Opinion
1:21-cv-1009-JLT-BAM (PC)
06-15-2022
ORDER ADOPTING FINDINGS AND RECOMMENDATIONS AND DISMISSING THE ACTION WITHOUT PREJUDICE (DOC. 34)
The assigned magistrate judge screened the First Amended Complaint and found Plaintiff stated cognizable claims against Defendants Pederson, Diaz, and Rios for excessive force in violation of the Eighth Amendment and retaliation in violation of the First Amendment, but failed to state any other cognizable claims against any other defendants, or the claims were improperly joined with other unrelated claims in violation of Federal Rule of Civil Procedure 18. (Doc. 16.) Plaintiff was granted leave to either file a second amended complaint, not to exceed 20 pages in length, or to notify the Court in writing that he was willing to proceed only on the claims found cognizable. (Id.)
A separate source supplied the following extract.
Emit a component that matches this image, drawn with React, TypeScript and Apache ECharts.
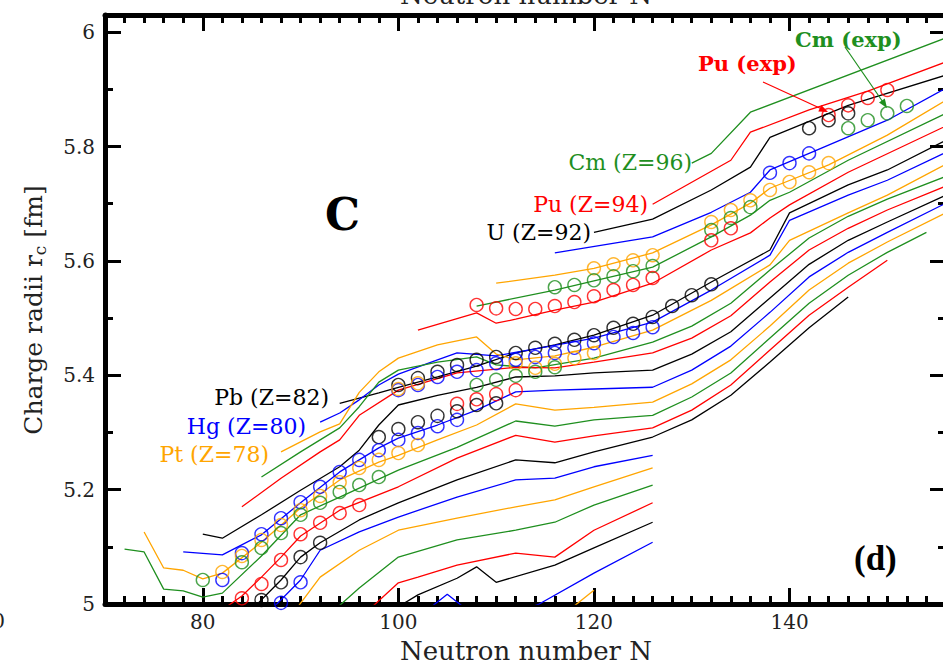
import React, { useEffect, useRef } from "react";
import * as echarts from "echarts";

// ---------- axis ticks ----------
const X_MAJOR = [80, 100, 120, 140];
const Y_MAJOR = [5, 5.2, 5.4, 5.6, 5.8, 6];
const Y_MINOR = [5.1, 5.3, 5.5, 5.7, 5.9];

// ---------- calculated isotope chains [N, r_c] ----------
const CM96 = [[130,5.771],[132,5.788],[136,5.860],[156,5.990]];
const PU94 = [[126,5.699],[134,5.776],[136,5.825],[142,5.864],[148,5.897],[156,5.948]];
const U92 = [[120,5.650],[126,5.673],[132,5.724],[136,5.764],[138,5.816],[146,5.872],[156,5.925]];
const TH90 = [[116,5.614],[126,5.642],[132,5.685],[136,5.720],[138,5.759],[142,5.788],[150,5.846],[156,5.902]];
const RA88 = [[110,5.561],[116,5.575],[120,5.587],[126,5.614],[132,5.663],[136,5.701],[138,5.727],[144,5.768],[150,5.820],[156,5.881]];
const RN86 = [[108,5.521],[116,5.549],[120,5.565],[126,5.589],[132,5.642],[136,5.680],[138,5.706],[140,5.720],[146,5.776],[156,5.858]];
const PO84 = [[102,5.479],[108,5.509],[110,5.491],[112,5.498],[116,5.514],[120,5.528],[126,5.561],[132,5.619],[136,5.649],[138,5.675],[140,5.698],[146,5.755],[156,5.836]];
const PB82 = [[94,5.351],[98,5.369],[100,5.379],[104,5.397],[108,5.416],[112,5.439],[116,5.453],[120,5.470],[126,5.505],[132,5.563],[138,5.619],[140,5.684],[146,5.733],[150,5.759],[156,5.811]];
const HG80 = [[92,5.318],[94,5.334],[96,5.357],[98,5.383],[100,5.402],[104,5.427],[106,5.439],[110,5.434],[114,5.446],[120,5.465],[126,5.493],[132,5.549],[138,5.610],[140,5.671],[146,5.715],[150,5.741],[156,5.790]];
const PT78 = [[88,5.266],[92,5.301],[94,5.315],[96,5.370],[98,5.406],[100,5.430],[104,5.453],[108,5.467],[110,5.437],[112,5.427],[116,5.434],[120,5.449],[126,5.479],[132,5.531],[138,5.593],[140,5.636],[146,5.684],[150,5.715],[156,5.769]];
const OS76 = [[86,5.222],[90,5.266],[94,5.308],[96,5.345],[98,5.388],[100,5.409],[104,5.423],[108,5.432],[110,5.418],[114,5.413],[120,5.430],[126,5.458],[130,5.486],[134,5.526],[138,5.584],[142,5.640],[146,5.678],[150,5.708],[156,5.748]];
const W74 = [[84,5.170],[88,5.220],[92,5.266],[94,5.287],[96,5.330],[100,5.374],[106,5.404],[112,5.414],[116,5.413],[120,5.423],[126,5.439],[130,5.465],[134,5.504],[138,5.563],[142,5.619],[146,5.657],[150,5.689],[156,5.731]];
const HF72 = [[80,5.122],[82,5.115],[86,5.156],[90,5.199],[94,5.240],[96,5.269],[98,5.313],[100,5.348],[104,5.365],[108,5.379],[112,5.397],[116,5.399],[120,5.404],[126,5.409],[130,5.437],[134,5.476],[138,5.535],[142,5.594],[146,5.636],[150,5.668],[156,5.715]];
const YB70 = [[78,5.091],[82,5.086],[86,5.121],[90,5.177],[94,5.231],[98,5.273],[100,5.290],[104,5.313],[108,5.339],[112,5.371],[116,5.374],[120,5.376],[126,5.379],[130,5.409],[134,5.451],[138,5.510],[142,5.572],[146,5.615],[150,5.650],[156,5.701]];
const ER68 = [[74,5.126],[76,5.063],[78,5.059],[80,5.044],[82,5.054],[86,5.108],[90,5.168],[94,5.217],[98,5.248],[100,5.260],[104,5.287],[108,5.313],[112,5.350],[116,5.339],[120,5.344],[126,5.353],[130,5.385],[134,5.427],[138,5.486],[142,5.549],[146,5.596],[150,5.633],[156,5.684]];
const DY66 = [[72,5.096],[74,5.091],[76,5.026],[78,5.023],[80,5.012],[82,5.019],[86,5.084],[90,5.156],[94,5.187],[100,5.234],[106,5.274],[112,5.320],[116,5.311],[120,5.322],[126,5.330],[130,5.362],[134,5.404],[138,5.465],[142,5.526],[146,5.575],[150,5.615],[154,5.650]];
const GD64 = [[82,4.99],[84,5.014],[86,5.047],[88,5.082],[90,5.119],[94,5.164],[100,5.205],[106,5.255],[112,5.295],[116,5.283],[120,5.294],[126,5.308],[130,5.339],[134,5.383],[138,5.444],[142,5.505],[146,5.554],[150,5.601]];
const SM62 = [[85,4.99],[88,5.042],[90,5.082],[92,5.107],[96,5.147],[100,5.177],[106,5.217],[112,5.252],[116,5.247],[120,5.266],[126,5.292],[130,5.322],[134,5.365],[138,5.423],[142,5.483],[146,5.537]];
const ND60 = [[87,4.99],[90,5.042],[92,5.094],[96,5.126],[100,5.152],[106,5.187],[112,5.217],[116,5.220],[120,5.240],[126,5.260]];
const CE58 = [[89.5,4.99],[92,5.047],[96,5.094],[100,5.129],[106,5.150],[112,5.170],[116,5.182],[120,5.205],[126,5.238]];
const BA56 = [[93.5,4.99],[96,5.028],[100,5.082],[106,5.112],[112,5.129],[116,5.143],[120,5.173],[126,5.208]];
const XE54 = [[97,4.99],[100,5.037],[102,5.047],[106,5.068],[112,5.089],[116,5.082],[120,5.129],[126,5.177]];
const TE52 = [[99.5,4.99],[102,5.016],[106,5.045],[108,5.065],[110,5.038],[116,5.068],[120,5.098],[126,5.143]];
const SN50 = [[103,4.99],[105,5.017],[107,4.99],[110,4.97],[114.4,5.0],[120,5.054],[126,5.108]];
const CD48 = [[117.5,4.99],[120,5.024]];

// ---------- experimental radii [N, r_c] ----------
const PU_EXP = [[144,5.855],[146,5.872],[148,5.885],[150,5.899]];
const CM_EXP = [[146,5.832],[148,5.846],[150,5.858],[152,5.871]];
const U_EXP = [[142,5.832],[144,5.846],[146,5.858]];
const TH_EXP = [[138,5.754],[140,5.771],[142,5.788]];
const RA_EXP = [[120,5.587],[122,5.594],[124,5.601],[126,5.610],[132,5.668],[134,5.689],[136,5.706],[138,5.724],[140,5.738],[142,5.755],[144,5.771]];
const RN_EXP = [[116,5.554],[118,5.558],[120,5.566],[122,5.573],[124,5.582],[126,5.591],[132,5.654],[134,5.675],[136,5.694]];
const PO_EXP = [[108,5.523],[110,5.517],[112,5.516],[114,5.516],[116,5.521],[118,5.528],[120,5.538],[122,5.549],[124,5.558],[126,5.570],[132,5.636],[134,5.657]];
const PB_EXP = [[100,5.383],[102,5.395],[104,5.406],[106,5.418],[108,5.427],[110,5.432],[112,5.439],[114,5.448],[116,5.455],[118,5.462],[120,5.470],[122,5.483],[124,5.490],[126,5.502],[128,5.521],[130,5.540],[132,5.559]];
const HG_EXP = [[100,5.374],[102,5.383],[104,5.397],[106,5.406],[108,5.409],[110,5.421],[112,5.427],[114,5.432],[116,5.439],[118,5.448],[120,5.456],[122,5.467],[124,5.474],[126,5.484]];
const PT_EXP = [[100,5.376],[102,5.386],[112,5.421],[114,5.413],[116,5.420],[118,5.430],[120,5.439]];
const OS_EXP = [[108,5.383],[110,5.392],[112,5.399],[114,5.406],[116,5.414]];
const W_EXP = [[106,5.350],[108,5.358],[110,5.367],[112,5.374]];
const HF_EXP = [[98,5.292],[100,5.306],[102,5.318],[104,5.329],[106,5.337],[108,5.348],[110,5.351]];
const YB_EXP = [[82,5.042],[84,5.089],[86,5.122],[88,5.150],[90,5.178],[92,5.205],[94,5.231],[96,5.252],[98,5.269],[100,5.287],[102,5.299],[104,5.311],[106,5.322]];
const ER_EXP = [[82,5.056],[84,5.084],[86,5.112],[88,5.138],[90,5.164],[92,5.189],[94,5.213],[96,5.238],[98,5.252],[100,5.264],[102,5.278]];
const DY_EXP = [[80,5.042],[84,5.073],[86,5.098],[88,5.124],[90,5.156],[92,5.177],[94,5.196],[96,5.208],[98,5.222]];
const GD_EXP = [[84,5.010],[86,5.035],[88,5.077],[90,5.122],[92,5.142],[94,5.159],[96,5.173]];
const SM_EXP = [[86,5.007],[88,5.038],[90,5.082],[92,5.107]];
const ND_EXP = [[88,5.002],[90,5.038]];

const GREEN = "#1f8f1f";
const RED = "#ff0000";
const BLACK = "#000000";
const BLUE = "#0000ff";
const ORANGE = "#ffa500";

const CHAINS: [number[][], string][] = [
  [CM96, GREEN], [PU94, RED], [U92, BLACK], [TH90, BLUE], [RA88, ORANGE],
  [RN86, GREEN], [PO84, RED], [PB82, BLACK], [HG80, BLUE], [PT78, ORANGE],
  [OS76, GREEN], [W74, RED], [HF72, BLACK], [YB70, BLUE], [ER68, ORANGE],
  [DY66, GREEN], [GD64, RED], [SM62, BLACK], [ND60, BLUE], [CE58, ORANGE],
  [BA56, GREEN], [XE54, RED], [TE52, BLACK], [SN50, BLUE], [CD48, ORANGE],
];
const EXPS: [number[][], string][] = [
  [PU_EXP, RED], [CM_EXP, GREEN], [U_EXP, BLACK], [TH_EXP, BLUE], [RA_EXP, ORANGE],
  [RN_EXP, GREEN], [PO_EXP, RED], [PB_EXP, BLACK], [HG_EXP, BLUE], [PT_EXP, ORANGE],
  [OS_EXP, GREEN], [W_EXP, RED], [HF_EXP, BLACK], [YB_EXP, BLUE], [ER_EXP, ORANGE],
  [DY_EXP, GREEN], [GD_EXP, RED], [SM_EXP, BLACK], [ND_EXP, BLUE],
];

const SERIF = "DejaVu Serif";

function label(text: string, x: number, y: number, color: string, align = "right", size = 22, weight = "normal", family = SERIF) {
  return {
    type: "text", x, y, z: 100, silent: true,
    style: { text, fill: color, fontSize: size, fontFamily: family, fontWeight: weight, align, verticalAlign: "middle" },
  };
}

export default function App() {
  const ref = useRef<HTMLDivElement>(null);
  useEffect(() => {
    if (!ref.current) return;
    const chart = echarts.init(ref.current, null, { renderer: "svg" });
    const tickLine = { color: "#000", width: 3 };
    const axisLine = { show: true, onZero: false, lineStyle: { color: "#000", width: 5 } };
    const xBase: any = { type: "value", min: 70, max: 156, gridIndex: 0, splitLine: { show: false } };
    const yBase: any = { type: "value", min: 5, max: 6.03, gridIndex: 0, splitLine: { show: false } };
    const series: any[] = [];
    CHAINS.forEach(([d, c]) => series.push({
      type: "line", data: d, symbol: "none", showSymbol: false, silent: true, clip: true, z: 2,
      lineStyle: { color: c, width: 1.3 }, itemStyle: { color: c },
    }));
    EXPS.forEach(([d, c]) => series.push({
      type: "scatter", data: d, symbol: "circle", symbolSize: 13, silent: true, z: 3,
      itemStyle: { color: "rgba(0,0,0,0)", borderColor: c, borderWidth: 1.4 },
    }));
    const option: any = {
      animation: false,
      backgroundColor: "#ffffff",
      grid: { left: 105, top: 15, width: 841, height: 589, containLabel: false },
      xAxis: [
        { ...xBase, position: "bottom", axisLine,
          axisTick: { show: true, inside: true, length: 16, lineStyle: tickLine, customValues: X_MAJOR },
          axisLabel: { show: true, customValues: X_MAJOR, margin: 8, color: "#222", fontSize: 20, fontFamily: SERIF } },
        { ...xBase, position: "bottom", interval: 2, axisLine: { show: false },
          axisTick: { show: true, inside: true, length: 8, lineStyle: tickLine }, axisLabel: { show: false } },
        { ...xBase, position: "top", axisLine,
          axisTick: { show: true, inside: true, length: 16, lineStyle: tickLine, customValues: X_MAJOR }, axisLabel: { show: false } },
        { ...xBase, position: "top", interval: 2, axisLine: { show: false },
          axisTick: { show: true, inside: true, length: 8, lineStyle: tickLine }, axisLabel: { show: false } },
      ],
      yAxis: [
        { ...yBase, position: "left", axisLine,
          axisTick: { show: true, inside: true, length: 16, lineStyle: tickLine, customValues: Y_MAJOR },
          axisLabel: { show: true, customValues: Y_MAJOR, margin: 10, color: "#222", fontSize: 20, fontFamily: SERIF,
            formatter: (v: number) => String(Math.round(v * 10) / 10) } },
        { ...yBase, position: "left", axisLine: { show: false },
          axisTick: { show: true, inside: true, length: 8, lineStyle: tickLine, customValues: Y_MINOR }, axisLabel: { show: false } },
        { ...yBase, position: "right", axisLine,
          axisTick: { show: true, inside: true, length: 16, lineStyle: tickLine, customValues: Y_MAJOR }, axisLabel: { show: false } },
        { ...yBase, position: "right", axisLine: { show: false },
          axisTick: { show: true, inside: true, length: 8, lineStyle: tickLine, customValues: Y_MINOR }, axisLabel: { show: false } },
      ],
      series,
      graphic: [
        label("Neutron number N", 526, 651, "#222", "center", 26),
        label("Neutron number N", 526, -5, "#222", "center", 26),
        label("0", 5, 621, "#222", "right", 20),
        {
          type: "text", x: 33, y: 310, rotation: Math.PI / 2, z: 100, silent: true,
          style: {
            text: "{a|Charge radii r}{s|c}{a| [fm]}", fill: "#222", align: "center", verticalAlign: "middle",
            rich: {
              a: { fontSize: 25, fontFamily: SERIF, lineHeight: 30, verticalAlign: "middle", fill: "#222" },
              s: { fontSize: 17, fontFamily: SERIF, lineHeight: 30, verticalAlign: "bottom", fill: "#222" },
            },
          },
        },
        label("C", 325, 214, "#000", "left", 44, "bold"),
        label("(d)", 854, 558, "#000", "left", 35, "bold", "Liberation Serif"),
        label("Cm (exp)", 795, 39, GREEN, "left", 21, "bold"),
        label("Pu (exp)", 698, 63, RED, "left", 21, "bold"),
        label("Cm (Z=96)", 692, 162, GREEN, "right", 22),
        label("Pu (Z=94)", 648, 204, RED, "right", 22),
        label("U (Z=92)", 591, 232, BLACK, "right", 22),
        label("Pb (Z=82)", 329, 397, BLACK, "right", 22),
        label("Hg (Z=80)", 306, 426, BLUE, "right", 22),
        label("Pt (Z=78)", 269, 454, ORANGE, "right", 22),
        { type: "line", z: 100, silent: true, shape: { x1: 763, y1: 82, x2: 824, y2: 110 }, style: { stroke: RED, lineWidth: 1.2 } },
        { type: "polygon", z: 100, silent: true, shape: { points: [[828, 112], [818.3, 111.4], [821.3, 105.0]] }, style: { fill: RED } },
        { type: "line", z: 100, silent: true, shape: { x1: 845, y1: 47, x2: 885, y2: 105 }, style: { stroke: GREEN, lineWidth: 1.2 } },
        { type: "polygon", z: 100, silent: true, shape: { points: [[887, 108], [879.0, 102.6], [884.8, 98.6]] }, style: { fill: GREEN } },
      ],
    };
    chart.setOption(option);
    return () => chart.dispose();
  }, []);
  return (
    <div style={{ position: "absolute", left: 0, top: 0, width: 943, height: 666, overflow: "hidden", background: "#fff" }}>
      <div ref={ref} style={{ width: 970, height: 666 }} />
    </div>
  );
}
Following extensions of time-in which Plaintiff was again reminded that any amended complaint was not to exceed 20 pages (Docs. 18, 22)-Plaintiff filed a Second Amended Complaint which was 25 pages long, included an additional 31 pages of exhibits and attachments, and lacked any signature. (Doc. 24.) On February 24, 2022, the magistrate judge ordered the Second Amended Complaint be stricken because it was “unsigned, and does not comply with the Court's order not to exceed twenty pages in length.” (Doc. 27 at 2.) The Court instructed Plaintiff to comply with the page limitations in any filed amended complaint or, in the alternative, to notify the Court that he would proceed on the cognizable claim for excessive force. (Id.)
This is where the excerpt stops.